Anyway... the lunch today did truly deserve a blog post. We spent the morning on a beach, slowly descending into a meditative existance where your body turns into wind, salt and sea. I guess we would never have left the beach, if it wasn't for the thunderstorm. It came. We ran.
Right before the rain started faling on us, we entered a place that looked more or less open for guests.
-Is it open? My fiancee asked.
The face of the man we met int he stairs told us that he made up the answer right there and then.
-Yeah, sure. Welcome up on the terace.
We sat down on a terace with view of the sea, with a roof but no walls. That proved crucial five minutes later when the rain was at its most intensive. We were handed menues, and skillfully picked the cheapest dishes (always go for chicken, and traditional salads).
Not that the menu was much of an advice. When the women in charge came up to us, it appeared that only a handful of the dishes in the meny were actually available. One of them was the "Arabian chicken", a kind of crepe with chicken, ham, cucumbers and mushrooms. I immediately fell for the offer and ordered an arabian chicken, whereas my grlfirend stayed with a traditional sirene po shopski.
The woman went down the stairs and we took a look at the menu. Damn! Of course the Arabian chicken costed three times as much as the chicken dish I had planned to order. For a moment we contemplated to go down to the kitchen and change the order, but what the heck... you only live once, and who wat s to die without haveing tasted the Arabian chicken.
This is when Harry showed up. Harry was a she, a 46 days old boxer puppy who came to us to look for a warm place and someone to cuddle him in the cold unfriendly weather. At this time the thunder was right above us. After saying hello, he decide to take a nap, using my feet as his cushion. Sweet...
The food came. It was tasty, and the people in the restaurant did their best to become our friends, so we were prepared to forgive them the 7 EUR Arabian Chicken. Nice place, we thought, and prepared ourselves to go.
That's when the owner shows up and tells us that because we are the first clients of the season, they had decided to give us a special dish of grilled captain's fish, and half a litre of wine!
We enjoyed the fish and the wine, and Harry enjoyed our company. Pretty soon she found a place to sleep in my fiancees's knee. So there we sat getting drunk on wine that we never had ordered, with the restaurant owner's dog sleeping in our knee. What can you do but to laugh. We agreed - this would never happen in Sweden, and that is a pity.
I am not sure. Maybe this could happen in Sweden, under very specific circumstances. The thing about Bulgaria is that here it happens stuff like this all the time. Yesterday at dinner there was no dog, but well three cats hanging around in the restaurant,making the visit into something else than pure eating.
One obvious reason is that people here are not so neurotic about animals. At the dinner yesterday on cat had parked itself on a restaurant table. The bulgarian customers did not freak out, as Swedes would do, but in stead started to cuddle with it. After all, a cat has never killed anyone. Neither has a puppy.

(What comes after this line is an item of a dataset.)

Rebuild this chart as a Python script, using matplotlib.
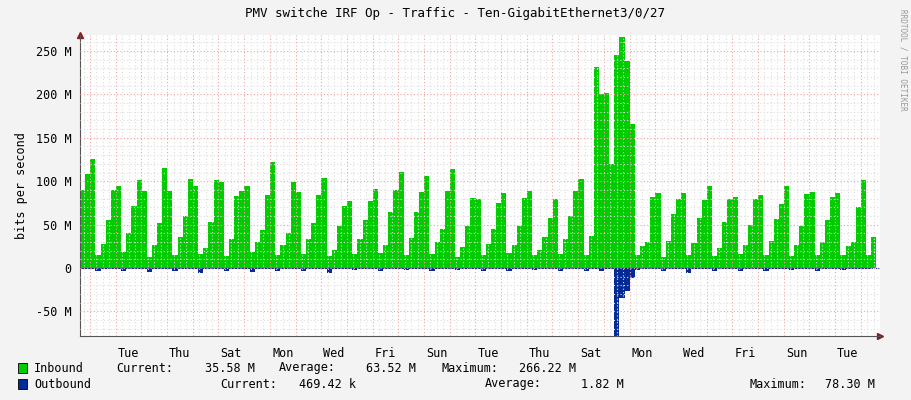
import numpy as np
import matplotlib
matplotlib.use("Agg")
import matplotlib.pyplot as plt

# inbound traffic, Mbit/s, one value per ~4.8 h sample
inbound = [
    90, 108, 126,
    15, 28, 55, 90, 95,
    18, 40, 72, 101, 89,
    13, 27, 52, 115, 89,
    15, 36, 60, 103, 95,
    16, 23, 53, 101, 99,
    14, 33, 83, 89, 95,
    18, 30, 44, 84, 122,
    15, 26, 40, 99, 88,
    16, 33, 52, 84, 104,
    14, 21, 48, 72, 77,
    16, 34, 55, 77, 91,
    17, 27, 65, 90, 111,
    15, 35, 64, 87, 106,
    16, 30, 45, 89, 114,
    13, 24, 48, 81, 80,
    15, 28, 45, 75, 86,
    17, 27, 48, 81, 89,
    15, 21, 36, 58, 79,
    16, 33, 60, 89, 102,
    15, 37, 232, 201, 202,
    120, 245, 266, 238, 166,
    15, 25, 30, 82, 86,
    13, 31, 62, 80, 86,
    15, 29, 58, 78, 95,
    14, 23, 53, 80, 82,
    16, 27, 50, 79, 84,
    15, 31, 56, 74, 95,
    14, 26, 48, 85, 87,
    15, 30, 55, 82, 86,
    15, 25, 30, 70, 101,
    15, 36,
]
# outbound traffic, Mbit/s (drawn below zero)
outbound = [
    1, 1, 1,
    3, 1, 1, 1, 1,
    3, 1, 1, 1, 1,
    5, 1, 1, 1, 1,
    3, 1, 1, 1, 1,
    6, 1, 1, 1, 1,
    4, 1, 1, 1, 1,
    5, 1, 1, 1, 1,
    3, 1, 1, 1, 1,
    4, 1, 1, 1, 1,
    6, 1, 1, 1, 1,
    2, 1, 1, 1, 1,
    3, 1, 1, 1, 1,
    2, 1, 1, 1, 1,
    3, 1, 1, 1, 1,
    2, 1, 1, 1, 1,
    4, 1, 1, 1, 1,
    3, 1, 1, 1, 1,
    2, 1, 1, 1, 1,
    3, 1, 1, 1, 1,
    4, 1, 1, 3, 1,
    1, 78, 34, 27, 12,
    2, 1, 1, 1, 1,
    3, 1, 1, 1, 1,
    6, 1, 1, 1, 1,
    3, 1, 1, 1, 1,
    4, 1, 1, 1, 1,
    3, 1, 1, 1, 1,
    2, 1, 1, 1, 1,
    3, 1, 1, 1, 1,
    2, 1, 1, 1, 1,
    1, 0.5,
]
day_labels = ["Tue", "Thu", "Sat", "Mon", "Wed", "Fri", "Sun", "Tue",
              "Thu", "Sat", "Mon", "Wed", "Fri", "Sun", "Tue"]
y_ticks = [-50, 0, 50, 100, 150, 200, 250]

MONO = "DejaVu Sans Mono"
W, H = 911, 400
fig = plt.figure(figsize=(W / 100, H / 100), dpi=100, facecolor="#F3F3F3")
ax = fig.add_axes([80 / W, 1 - 336 / H, 800 / W, (336 - 35) / H])
ax.set_facecolor("white")

step = 0.2
start = -0.39
edges = start + step * np.arange(len(inbound) + 1)
ax.stairs(inbound, edges, fill=True, color="#00CC00", baseline=0)
ax.stairs([-v for v in outbound], edges, fill=True, color="#002A97", baseline=0)
ax.axhline(0, color="#002A97", lw=0.8, ls=(0, (1, 1)))

ax.set_xlim(start, start + 31)
ax.set_ylim(-78.3, 268.4)

ax.set_xticks(np.arange(0, 31, 1.0))
ax.set_xticks(np.arange(-0.25, 31, 0.25), minor=True)
ax.set_yticks(y_ticks)
ax.set_yticks(np.arange(-70, 270, 10), minor=True)
ax.grid(which="minor", color="#DDDDDD", lw=0.8, ls=(0, (1, 2)))
ax.grid(which="major", color="#F2A0A0", lw=0.8, ls=(0, (1, 2)))
ax.set_axisbelow(False)

ax.set_xticklabels([])
for i, lab in enumerate(day_labels):
    ax.text(1.5 + 2 * i, -0.035, lab, transform=ax.get_xaxis_transform(),
            ha="center", va="top", family=MONO, fontsize=8.5)
ax.set_yticklabels([f"{v} M" if v else "0" for v in y_ticks], family=MONO, fontsize=8.5)
ax.tick_params(which="both", length=0, pad=6)
ax.set_ylabel("bits per second", family=MONO, fontsize=8.5, labelpad=6)

for s in ["top", "right"]:
    ax.spines[s].set_visible(False)
for s in ["left", "bottom"]:
    ax.spines[s].set_color("#555555")
    ax.spines[s].set_linewidth(0.8)
ax.plot([1], [0], transform=ax.transAxes, marker=">", color="#8B1A1A", ms=4, clip_on=False)
ax.plot([0], [1], transform=ax.transAxes, marker="^", color="#8B1A1A", ms=4, clip_on=False)

fig.text(455 / W, 1 - 13 / H, "PMV switche IRF Op - Traffic - Ten-GigabitEthernet3/0/27",
         ha="center", va="center", family=MONO, fontsize=9)
fig.text(903 / W, 1 - 60 / H, "RRDTOOL / TOBI OETIKER", rotation=270, ha="center",
         va="center", family=MONO, fontsize=5.5, color="#999999")


def legend_row(y, color, items):
    fig.patches.append(plt.Rectangle((18 / W, 1 - (y + 5) / H), 9 / W, 10 / H,
                                     transform=fig.transFigure, facecolor=color,
                                     edgecolor="black", lw=0.6))
    for x, t in items:
        fig.text(x / W, 1 - y / H, t, ha="left", va="center", family=MONO, fontsize=8.5)


legend_row(368, "#00CC00", [(34, "Inbound"), (116, "Current:"), (205, "35.58 M"),
                            (279, "Average:"), (366, "63.52 M"), (441, "Maximum:"),
                            (519, "266.22 M")])
legend_row(384, "#002A97", [(34, "Outbound"), (220, "Current:"), (299, "469.42 k"),
                            (485, "Average:"), (581, "1.82 M"), (750, "Maximum:"),
                            (825, "78.30 M")])

fig.savefig("out.png", dpi=100, facecolor=fig.get_facecolor())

But it is not only about anumals. The thing is that something happens once you have said hello to the restaurant owner's dog, cat, child or whatever - the professional distance between you and the restaurant owner dissapears, and you start interacting on a human level. My impression is that Bulgarians always wait for this to happen. They wait for something else to come up so that they can start behaving like friends and not customers. Not only the customers - the restaurant owners want it as well.
And as always - when all people involved in a situation want something to happen, it happens. We were treated as friends, and when we were happy to have experienced something out of the normal holiday routine. Somewhere along the line the price of the Arabian Chicken fell to about a quarter of the menu price. Sometimes it pays off to order something unexpected.